━━━ Records for the exercise

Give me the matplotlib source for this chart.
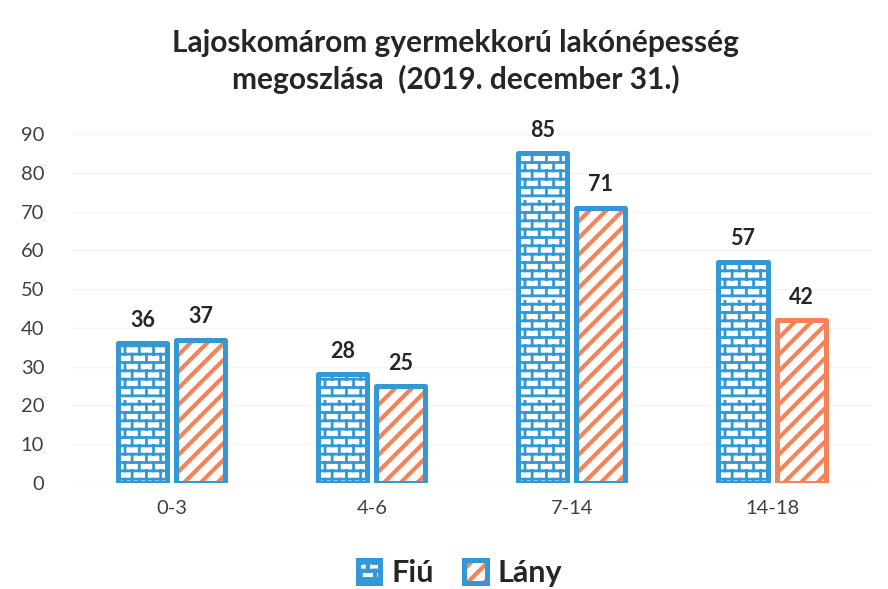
import warnings
import numpy as np
import matplotlib
matplotlib.use("Agg")
import matplotlib.pyplot as plt
from matplotlib import hatch as mhatch
from matplotlib.path import Path

warnings.filterwarnings("ignore")

categories = ["0-3", "4-6", "7-14", "14-18"]
fiu = [36, 28, 85, 57]
lany = [37, 25, 71, 42]
series_names = ["Fiú", "Lány"]

blue = "#3398d3"
orange = "#f6825a"
lany_edges = [blue, blue, blue, orange]


# brick hatch ("b"), not available in matplotlib so register one
class BrickHatch(mhatch.HatchPatternBase):
    rows = 12
    cols = 7

    def __init__(self, hatch, density):
        self.on = "b" in hatch
        # each row: one horizontal line + cols vertical segments
        self.num_vertices = (self.rows * (1 + self.cols) * 2) if self.on else 0

    def set_vertices_and_codes(self, vertices, codes):
        i = 0
        h = 1.0 / self.rows
        w = 1.0 / self.cols
        for r in range(self.rows):
            y0 = (r + 0.5) * h
            vertices[i] = (0, y0)
            vertices[i + 1] = (1, y0)
            i += 2
            shift = 0.25 if r % 2 == 0 else 0.75
            for c in range(self.cols):
                x = (c + shift) * w
                vertices[i] = (x, y0)
                vertices[i + 1] = (x, y0 + h)
                i += 2
        codes[0::2] = Path.MOVETO
        codes[1::2] = Path.LINETO


mhatch._hatch_types.append(BrickHatch)

plt.rcParams["font.family"] = ["Lato", "DejaVu Sans"]

fig = plt.figure(figsize=(8.88, 5.89), dpi=100)
ax = fig.add_axes([0.081, 0.18, 0.901, 0.5925])

x = np.arange(len(categories))
w = 0.245
off = 0.145


def set_hlw(patch, lw):
    if hasattr(patch, "set_hatch_linewidth"):
        patch.set_hatch_linewidth(lw)


plt.rcParams["hatch.linewidth"] = 2.0
b1 = ax.bar(x - off, fiu, w, facecolor="white", edgecolor=blue,
            linewidth=3.6, hatch="b", label=series_names[0], zorder=3)
for p in b1:
    set_hlw(p, 2.0)
    p._hatch_color = matplotlib.colors.to_rgba(blue)
    p.set_joinstyle("round")

plt.rcParams["hatch.linewidth"] = 3.0
b2 = ax.bar(x + off, lany, w, facecolor="white", edgecolor=lany_edges,
            linewidth=3.6, hatch="//", label=series_names[1], zorder=3)
for p in b2:
    set_hlw(p, 3.0)
    p._hatch_color = matplotlib.colors.to_rgba(orange)
    p.set_joinstyle("round")

for bars, vals in ((b1, fiu), (b2, lany)):
    for p, v in zip(bars, vals):
        ax.annotate(str(v), (p.get_x() + p.get_width() / 2, v),
                    xytext=(0, 9), textcoords="offset points",
                    ha="center", va="bottom", fontsize=15.5,
                    fontweight="bold", color="#262626")

ax.set_ylim(0, 90)
ax.set_xlim(-0.5, 3.5)
ax.set_yticks(range(0, 91, 10))
ax.set_xticks(x)
ax.set_xticklabels(categories)
ax.tick_params(axis="both", length=0, labelsize=14.5, labelcolor="#404040")
ax.tick_params(axis="x", pad=12)
ax.tick_params(axis="y", pad=20)
ax.grid(axis="y", color="#f3f3f3", linewidth=1, zorder=0)
for s in ax.spines.values():
    s.set_visible(False)

fig.suptitle("Lajoskomárom gyermekkorú lakónépesség\nmegoszlása  (2019. december 31.)",
             x=0.513, y=0.95, fontsize=21.5, fontweight="bold", color="#262626",
             linespacing=1.3)

leg = fig.legend(handles=[b1, b2], loc="center", bbox_to_anchor=(0.518, 0.027),
                 ncol=2, frameon=False, handlelength=0.75, handleheight=0.75,
                 handletextpad=0.35, columnspacing=1.0,
                 prop={"size": 22, "weight": "bold"})
for t in leg.get_texts():
    t.set_color("#262626")

fig.savefig("out.png", dpi=100)
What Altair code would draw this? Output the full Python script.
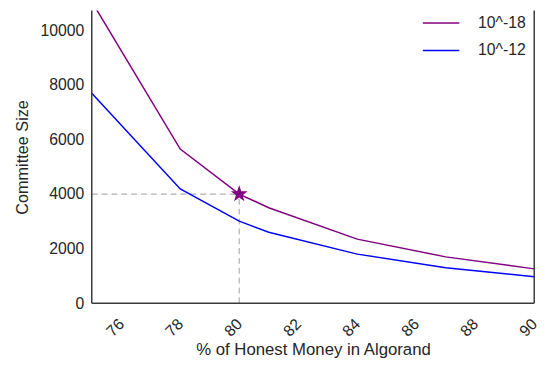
import altair as alt
import pandas as pd

honest = [75, 78, 80, 81, 84, 87, 90]
size_18 = [11050, 5650, 4000, 3500, 2350, 1700, 1260]
size_12 = [7690, 4190, 3010, 2600, 1800, 1300, 975]
series = ["10^-18", "10^-12"]
colors = ["purple", "blue"]
star_x = [80]
star_y = [4000]
x_ticks = [76, 78, 80, 82, 84, 86, 88, 90]
y_ticks = [0, 2000, 4000, 6000, 8000, 10000]

rows = []
for name, vals in zip(series, [size_18, size_12]):
    for x, y in zip(honest, vals):
        rows.append({"honest": x, "size": y, "series": name})
df = pd.DataFrame(rows)

star = pd.DataFrame({"honest": star_x, "size": star_y})
guide_h = pd.DataFrame({"honest": [75], "honest2": star_x, "size": star_y})
guide_v = pd.DataFrame({"honest": star_x, "size": [0], "size2": star_y})

W, H = 449, 297
FONT = "Liberation Sans"
TXT = "#262626"
FRAME = "#3a3a3a"
xscale = alt.Scale(domain=[75, 90], nice=False, zero=False)
yscale = alt.Scale(domain=[0, 10720], nice=False)

xaxis = alt.Axis(values=x_ticks, title="% of Honest Money in Algorand", labelAngle=-45,
                 labelAlign="right", labelBaseline="middle", labelPadding=18,
                 ticks=False, grid=False, domain=False, labelFontSize=16, format="d",
                 titleFontSize=17, titleFontWeight="normal", titlePadding=3,
                 labelColor=TXT, titleColor=TXT, labelFont=FONT, titleFont=FONT)
yaxis = alt.Axis(values=y_ticks, title="Committee Size", ticks=False, grid=False, format="d",
                 domain=False, labelFontSize=16, titleFontSize=16.5, titleFontWeight="normal",
                 labelPadding=8, titlePadding=10, labelColor=TXT, titleColor=TXT,
                 labelFont=FONT, titleFont=FONT)

lines = alt.Chart(df).mark_line(strokeWidth=1.5, clip=True).encode(
    x=alt.X("honest:Q", scale=xscale, axis=xaxis),
    y=alt.Y("size:Q", scale=yscale, axis=yaxis),
    color=alt.Color("series:N", scale=alt.Scale(domain=series, range=colors),
                    sort=series,
                    legend=alt.Legend(title=None, orient="none", legendX=335, legendY=-7,
                                      symbolType="stroke", symbolSize=1369,
                                      symbolStrokeWidth=1.5, labelFontSize=16,
                                      labelFont=FONT, labelColor=TXT,
                                      rowPadding=-13, labelOffset=18)),
)

hline = alt.Chart(guide_h).mark_rule(strokeDash=[6, 4], color="#b0b0b0", strokeWidth=1.2).encode(
    x="honest:Q", x2="honest2:Q", y="size:Q")
vline = alt.Chart(guide_v).mark_rule(strokeDash=[6, 4], color="#b0b0b0", strokeWidth=1.2).encode(
    x="honest:Q", y="size:Q", y2="size2:Q")

star_mark = alt.Chart(star).mark_point(
    shape="M0,-1L0.235,-0.324L0.951,-0.309L0.38,0.124L0.588,0.809L0,0.4L-0.588,0.809L-0.38,0.124L-0.951,-0.309L-0.235,-0.324Z",
    filled=True, color="purple", size=320, opacity=1).encode(
    x="honest:Q", y="size:Q")

# plot frame: left, right and bottom edges (top edge lies outside the visible page)
frame_left = alt.Chart(star).mark_rule(color=FRAME, strokeWidth=1.5).encode(
    x=alt.value(0), y=alt.value(0), y2=alt.value(H))
frame_right = alt.Chart(star).mark_rule(color=FRAME, strokeWidth=1.5).encode(
    x=alt.value(W), y=alt.value(0), y2=alt.value(H))
frame_bottom = alt.Chart(star).mark_rule(color=FRAME, strokeWidth=1.5).encode(
    x=alt.value(0), x2=alt.value(W), y=alt.value(H))

chart = alt.layer(hline, vline, lines, star_mark, frame_left, frame_right, frame_bottom).properties(
    width=W, height=H,
    background="white",
    autosize=alt.AutoSizeParams(type="none"),
    padding={"left": 85, "top": 0, "right": 14, "bottom": 60},
).configure_view(stroke=None)

chart.save("out.html", embed_options={"renderer": "svg", "actions": False})
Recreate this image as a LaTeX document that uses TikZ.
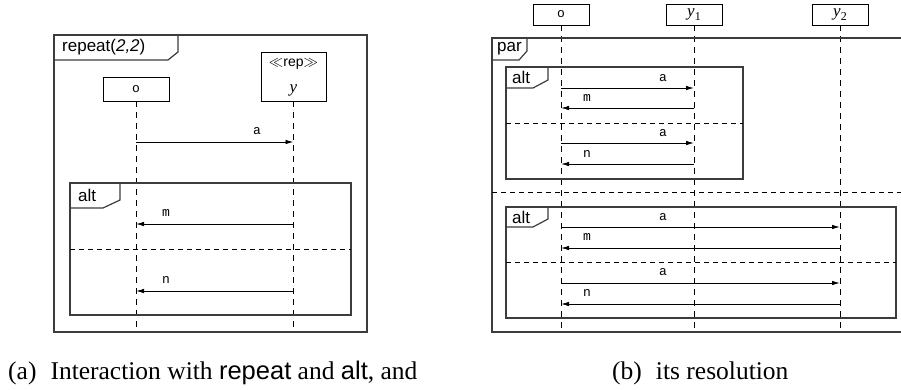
\documentclass[tikz,border=0pt]{standalone}
\usepackage{fontspec}
\setmainfont{Liberation Serif}
\setsansfont{Liberation Sans}
\setmonofont{Liberation Mono}
\usetikzlibrary{arrows.meta, positioning}
\definecolor{sqframe}{RGB}{60, 60, 60}
\newcommand{\yidx}[1]{\textit{y}\raisebox{-0.25em}{\fontsize{12}{12}\selectfont #1}}

\begin{document}
\begin{tikzpicture}[x=1pt, y=-1pt,
    every node/.style={inner sep=0pt},
    head/.style={draw, line width=0.9pt, minimum width=56pt, minimum height=21pt},
    life/.style={line width=0.9pt, dash pattern=on 6pt off 5pt},
    msg/.style={line width=0.9pt, -{Latex[length=8pt, width=4.5pt]}},
    frm/.style={draw=sqframe, line width=1.2pt},
    sep/.style={line width=0.9pt, dash pattern=on 5pt off 4pt},
    tag/.style={font=\sffamily\fontsize{17}{19}\selectfont, anchor=west},
    lbl/.style={font=\ttfamily\fontsize{13}{15}\selectfont},
    captxt/.style={anchor=base west, font=\fontsize{25.5}{28}\selectfont}]
  \useasboundingbox (0,0) rectangle (901,389);

  % LEFT: repeat with alt
  \draw[frm] (54,35) rectangle (367,332);
  \draw[frm] (54,60) -- (168,60) -- (178,52) -- (178,35);
  \node[tag] (trep) at (62,47) {repeat(\textit{2,2})};

  % Lifelines o and y
  \node[head, minimum width=66pt, minimum height=24pt, lbl] (o) at (136,89) {o};
  \node[head, minimum width=65pt, minimum height=49pt] (y) at (293.5,76.5) {};
  \node[font=\sffamily\fontsize{14}{16}\selectfont] (yst) at (293.5,64) {$\ll$rep$\gg$};
  \node[font=\fontsize{17}{19}\selectfont\itshape] (yname) at (293.5,90) {y};
  \coordinate (lbot) at (0,332);
  \draw[life] (o.south) -- (o |- lbot);
  \draw[life] (y.south) -- (y |- lbot);

  % Message a
  \coordinate (la) at (0,142);
  \draw[msg] (o |- la) -- (y |- la);
  \node[lbl] (lba) at (257,131) {a};

  % alt fragment
  \draw[frm] (70,183) rectangle (351,315);
  \draw[frm] (70,208) -- (103,208) -- (120,200) -- (120,183);
  \node[tag] (talt) at (78,195) {alt};
  \coordinate (lm) at (0,224);
  \coordinate (ln) at (0,291);
  \draw[msg] (y |- lm) -- (o |- lm);
  \node[lbl] (lbm) at (166,213) {m};
  \draw[sep] (70,249) -- (351,249);
  \draw[msg] (y |- ln) -- (o |- ln);
  \node[lbl] (lbn) at (166,280) {n};

  % RIGHT: resolution with par
  \node[head, lbl] (o2) at (561,14.5) {o};
  \node[head, font=\fontsize{17}{19}\selectfont] (y1) at (694,14.5) {\yidx{1}};
  \node[head, font=\fontsize{17}{19}\selectfont] (y2) at (840,14.5) {\yidx{2}};
  \foreach \l in {o2, y1, y2}
    \draw[life] (\l.south) -- (\l |- lbot);

  % par frame (runs past the right edge)
  \draw[frm] (910,38) -- (492,38) -- (492,332) -- (910,332);
  \draw[frm] (492,60) -- (519,60) -- (527,51) -- (527,38);
  \node[tag] (tpar) at (497,49) {par};
  \draw[sep] (492,192) -- (910,192);

  % First alt: o and y1
  \draw[frm] (506,67) rectangle (743,179);
  \draw[frm] (506,88) -- (533,88) -- (548,80) -- (548,67);
  \node[tag] (talt1) at (512,77) {alt};
  \draw[sep] (506,123) -- (743,123);
  \foreach \r in {88, 143} {
    \coordinate (ra) at (0,\r);
    \draw[msg] (o2 |- ra) -- (y1 |- ra);
  }
  \foreach \r in {108, 164} {
    \coordinate (rb) at (0,\r);
    \draw[msg] (y1 |- rb) -- (o2 |- rb);
  }
  \node[lbl] (r1a) at (663,78) {a};
  \node[lbl] (r1m) at (587,98) {m};
  \node[lbl] (r1b) at (663,133) {a};
  \node[lbl] (r1n) at (587,154) {n};

  % Second alt: o and y2
  \draw[frm] (506,207) rectangle (896,318);
  \draw[frm] (506,227) -- (533,227) -- (548,219) -- (548,207);
  \node[tag] (talt2) at (512,217) {alt};
  \draw[sep] (506,262) -- (896,262);
  \foreach \r in {227, 283} {
    \coordinate (ra) at (0,\r);
    \draw[msg] (o2 |- ra) -- (y2 |- ra);
  }
  \foreach \r in {248, 304} {
    \coordinate (rb) at (0,\r);
    \draw[msg] (y2 |- rb) -- (o2 |- rb);
  }
  \node[lbl] (r2a) at (663,217) {a};
  \node[lbl] (r2m) at (587,237) {m};
  \node[lbl] (r2b) at (663,272) {a};
  \node[lbl] (r2n) at (587,293) {n};

  % Captions
  \node[captxt] (capa) at (8,379)
    {(a)\hspace{0.55em}Interaction with \textsf{repeat} and \textsf{alt}, and};
  \node[captxt] (capb) at (612,379) {(b)\hspace{0.55em}its resolution};
\end{tikzpicture}
\end{document}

━━━━━━

Challenge:
Print the line above containing "What Altair code", the line containing "yscale = alt.Scale(domain=[0, 10720], nice=False)", and everything between them, exactly as written. Pictures stay out.

Written answer:
What Altair code would draw this? Output the full Python script.
import altair as alt
import pandas as pd

honest = [75, 78, 80, 81, 84, 87, 90]
size_18 = [11050, 5650, 4000, 3500, 2350, 1700, 1260]
size_12 = [7690, 4190, 3010, 2600, 1800, 1300, 975]
series = ["10^-18", "10^-12"]
colors = ["purple", "blue"]
star_x = [80]
star_y = [4000]
x_ticks = [76, 78, 80, 82, 84, 86, 88, 90]
y_ticks = [0, 2000, 4000, 6000, 8000, 10000]

rows = []
for name, vals in zip(series, [size_18, size_12]):
    for x, y in zip(honest, vals):
        rows.append({"honest": x, "size": y, "series": name})
df = pd.DataFrame(rows)

star = pd.DataFrame({"honest": star_x, "size": star_y})
guide_h = pd.DataFrame({"honest": [75], "honest2": star_x, "size": star_y})
guide_v = pd.DataFrame({"honest": star_x, "size": [0], "size2": star_y})

W, H = 449, 297
FONT = "Liberation Sans"
TXT = "#262626"
FRAME = "#3a3a3a"
xscale = alt.Scale(domain=[75, 90], nice=False, zero=False)
yscale = alt.Scale(domain=[0, 10720], nice=False)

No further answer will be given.